As the officers neared O’Shaughnessy Hall, the crowd swelled and rushed once more for the reels, knocking the carrier to the ground. Officers retaliated with mace, spraying the eyes of as many as 15 people. The police barricaded themselves inside O’Shaughnessy while protesters pounded at the door, demanding to see a warrant. Sneaking out a back door, the man with the films jumped into an unmarked car that swerved away from the chasing protesters.

“We were scared, as scared as I have seen officers in more than six years,” county prosecutor William E. Voor Jr. later told The Observer. “There were, after all, several hundred of them and only a handful of us.”

It was the first known physical confrontation between students and police in the history of Notre Dame. Prior to the raid, Faccenda had received a warrant to turn over the films. The conference and its organizers were potentially in violation of the law. The District Attorney’s office was reviewing whether to prosecute those involved.

By Saturday, February 8, the conference was off. The remaining events were canceled.

In the days that followed, Father Hesburgh summoned a fact-finding committee composed of students, faculty and administrators. Ironically, the committee’s investigation of the conference started with a viewing of the films with the local prosecutor, recalls Schatz, who was not present at the Nieuwland incident. “It was the damnedest experience I ever had.”

Over the course of the spring semester, Hesburgh’s committee would continue to gather facts, interview participants and decide whether to pursue disciplinary action against anyone involved. In April, the committee recommended to the Student Senate that the University needed to create a clear definition of academic freedom in order to avoid future debacles. Then, in May, it published a 141-page report. The Campus Judicial Board found Dave Kahn and Marty McNamara ’69 guilty of unauthorized use of facilities, assault and battery, and contributing to a public disturbance, but imposed no penalty.

Perhaps the most memorable outcome of the conference was one that rolled it back into the general backdrop of campus unrest: a letter dated February 17, 1969, that Father Hesburgh wrote to faculty and students and published in The New York Times, drawing the respectful attention of the leaders of other universities and President Richard Nixon.

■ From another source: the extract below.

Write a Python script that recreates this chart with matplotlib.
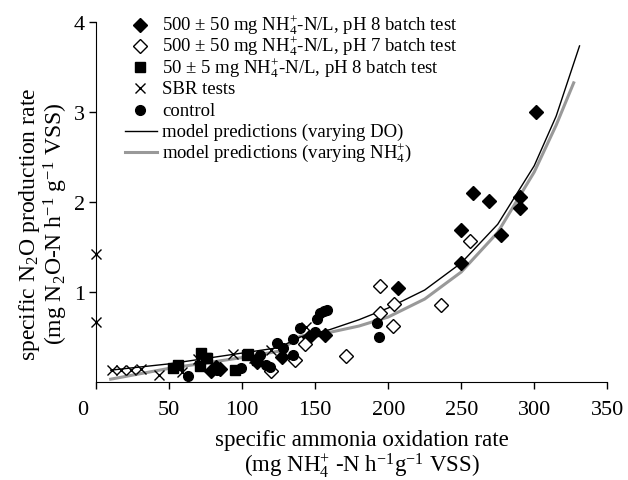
import matplotlib

matplotlib.use("Agg")

import matplotlib.pyplot as plt
import matplotlib.transforms as mtransforms

plt.rcParams["font.family"] = ["Liberation Serif", "DejaVu Serif"]
plt.rcParams["mathtext.fontset"] = "custom"
plt.rcParams["mathtext.rm"] = "Liberation Serif"
plt.rcParams["mathtext.it"] = "Liberation Serif:italic"

# 500 +/- 50 mg NH4-N/L, pH 8 batch test
ph8_x = [301, 258, 269, 290, 290, 250, 277, 250, 207, 157, 146, 127, 85, 82, 79, 110]
ph8_y = [3.00, 2.10, 2.01, 2.05, 1.93, 1.69, 1.63, 1.32, 1.04, 0.52, 0.50, 0.28, 0.14, 0.17, 0.12, 0.22]

# 500 +/- 50 mg NH4-N/L, pH 7 batch test
ph7_x = [256, 236, 194.5, 204, 194.5, 203, 171, 143, 136, 120]
ph7_y = [1.56, 0.85, 1.07, 0.87, 0.77, 0.62, 0.29, 0.42, 0.24, 0.12]

# 50 +/- 5 mg NH4-N/L, pH 8 batch test
low_x = [52.5, 56, 72, 75, 71, 76, 95, 103, 110, 104]
low_y = [0.15, 0.19, 0.32, 0.27, 0.18, 0.26, 0.13, 0.30, 0.24, 0.31]

# SBR tests
sbr_x = [0, 0, 11, 17, 24, 31, 43, 59, 70, 94, 120, 144, 108]
sbr_y = [1.42, 0.67, 0.13, 0.13, 0.13, 0.14, 0.08, 0.11, 0.25, 0.31, 0.35, 0.61, 0.27]

# control
ctrl_x = [63, 83, 99, 112, 116, 119, 124, 135, 135, 139.5, 150, 151, 153, 156, 158, 192, 194, 128]
ctrl_y = [0.06, 0.13, 0.15, 0.30, 0.19, 0.16, 0.43, 0.48, 0.30, 0.60, 0.55, 0.70, 0.76, 0.79, 0.80, 0.65, 0.50, 0.38]

# model predictions
do_x = [10, 50, 100, 125, 140, 160, 180, 200, 225, 250, 275, 300, 315, 331]
do_y = [0.13, 0.20, 0.32, 0.38, 0.50, 0.58, 0.69, 0.82, 1.02, 1.32, 1.75, 2.40, 2.95, 3.73]
nh_x = [10, 50, 100, 125, 140, 160, 180, 200, 225, 250, 275, 300, 315, 327]
nh_y = [0.03, 0.15, 0.27, 0.34, 0.51, 0.55, 0.62, 0.72, 0.92, 1.22, 1.66, 2.33, 2.85, 3.32]

legend_labels = [
    "500 ± 50 mg NH$_4^{+}$-N/L, pH 8 batch test",
    "500 ± 50 mg NH$_4^{+}$-N/L, pH 7 batch test",
    "50 ± 5 mg NH$_4^{+}$-N/L, pH 8 batch test",
    "SBR tests",
    "control",
    "model predictions (varying DO)",
    "model predictions (varying NH$_4^{+}$)",
]

W, H = 628, 481
fig = plt.figure(figsize=(W / 100, H / 100), dpi=100)
ax = fig.add_axes([0.153, 0.204, 0.814, 0.749])

styles = [
    dict(marker="D", ms=7, color="black", ls="none"),
    dict(marker="D", ms=7, mfc="white", mec="black", mew=1.0, ls="none"),
    dict(marker="s", ms=7, color="black", ls="none"),
    dict(marker="x", ms=6.5, color="black", mew=1.0, ls="none"),
    dict(marker="o", ms=7, color="black", ls="none"),
    dict(color="black", lw=1.0),
    dict(color="#999999", lw=2.2),
]

ax.plot(ph8_x, ph8_y, clip_on=False, **styles[0])
ax.plot(ph7_x, ph7_y, clip_on=False, **styles[1])
ax.plot(low_x, low_y, clip_on=False, **styles[2])
ax.plot(sbr_x, sbr_y, clip_on=False, **styles[3])
ax.plot(ctrl_x, ctrl_y, clip_on=False, **styles[4])
ax.plot(do_x, do_y, zorder=1, **styles[5])
ax.plot(nh_x, nh_y, zorder=0.9, **styles[6])

ax.set_xlim(0, 350)
ax.set_ylim(0, 4)
ax.set_xticks(range(0, 351, 50))
ax.set_yticks([1, 2, 3, 4])
ax.spines["top"].set_visible(False)
ax.spines["right"].set_visible(False)
ax.tick_params(direction="out", length=5, width=1, labelsize=16)
ax.tick_params(axis="x", pad=8)
ax.tick_params(axis="y", pad=3)

# the 0 label sits a bit left of its tick
lab0 = ax.get_xticklabels()[0]
lab0.set_transform(lab0.get_transform() + mtransforms.ScaledTranslation(-0.13, 0, fig.dpi_scale_trans))

ax.set_xlabel("specific ammonia oxidation rate\n(mg NH$_4^{+}$ -N h$^{-1}$g$^{-1}$ VSS)",
              fontsize=16.5, linespacing=1.05)
ax.xaxis.set_label_coords(0.52, -0.13, transform=ax.transAxes)
ax.xaxis.label.set_va("top")
ax.set_ylabel("specific N$_2$O production rate\n(mg N$_2$O-N h$^{-1}$ g$^{-1}$ VSS)",
              fontsize=17, linespacing=1.0)
ax.yaxis.set_label_coords(-0.0515, 0.44, transform=ax.transAxes)

# legend rows with an even baseline step, laid out in figure pixels
fig_px = mtransforms.Affine2D().scale(1 / W, -1 / H).translate(0, 1) + fig.transFigure
row0, step = 25.5, 21.3
for i, (label, st) in enumerate(zip(legend_labels, styles)):
    yc = row0 + step * i
    if "marker" in st:
        fig.add_artist(plt.Line2D([140], [yc], transform=fig_px, **st))
    else:
        fig.add_artist(plt.Line2D([125, 157], [yc, yc], transform=fig_px, **st))
    fig.text(162, yc + 5, label, transform=fig_px, fontsize=13.5, va="baseline", ha="left")

fig.savefig("out.png", dpi=100)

It included one of the most famous decisions of Hesburgh’s 35-year presidential career.

“This letter does not relate directly to what happened here last weekend, although those events made it seem even more necessary to get this letter written,” he noted. The letter acknowledged the validity of those student protests that do not disturb the routine of the University or the rights of its members. However, Hesburgh wrote, those who substituted force for rational persuasion, “be it violent or non-violent,” would have 15 minutes of meditation to cease and desist before the University took action against them.

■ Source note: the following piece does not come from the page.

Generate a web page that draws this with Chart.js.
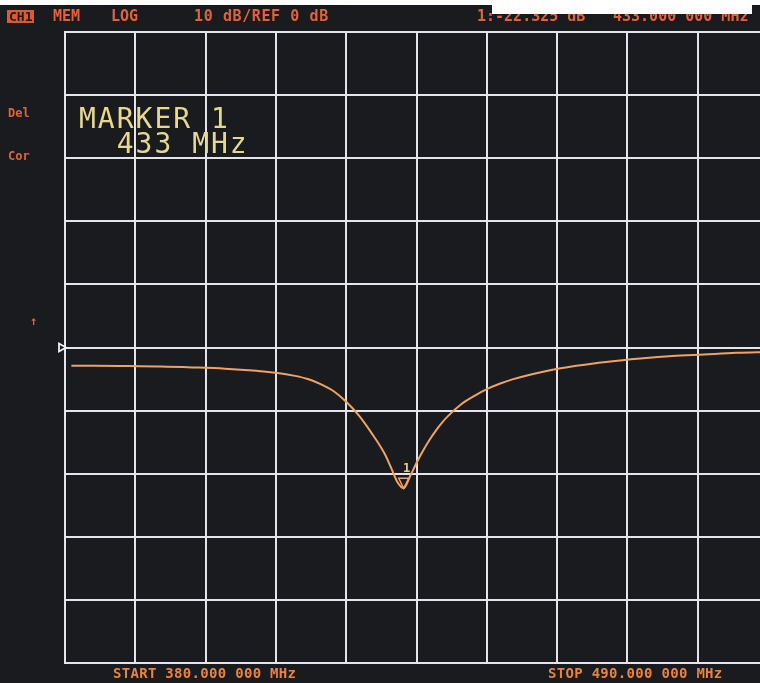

Student dissent never again reached the level seen with the Pornography and Censorship Conference, but it did continue. The war dragged on. Race, environmentalism and sexuality kept campus roused for many years to come.

This winter, campus hosted another, much smaller pornography conference. Sponsored by the Students for Child-Oriented Policy in conjunction with the Tocqueville Program for Inquiry into Religion and American Public Life, “Pervasive Porn” explored pornography’s personal and social costs. It proved less controversial than the first.


Tara Hunt is an associate editor of this magazine.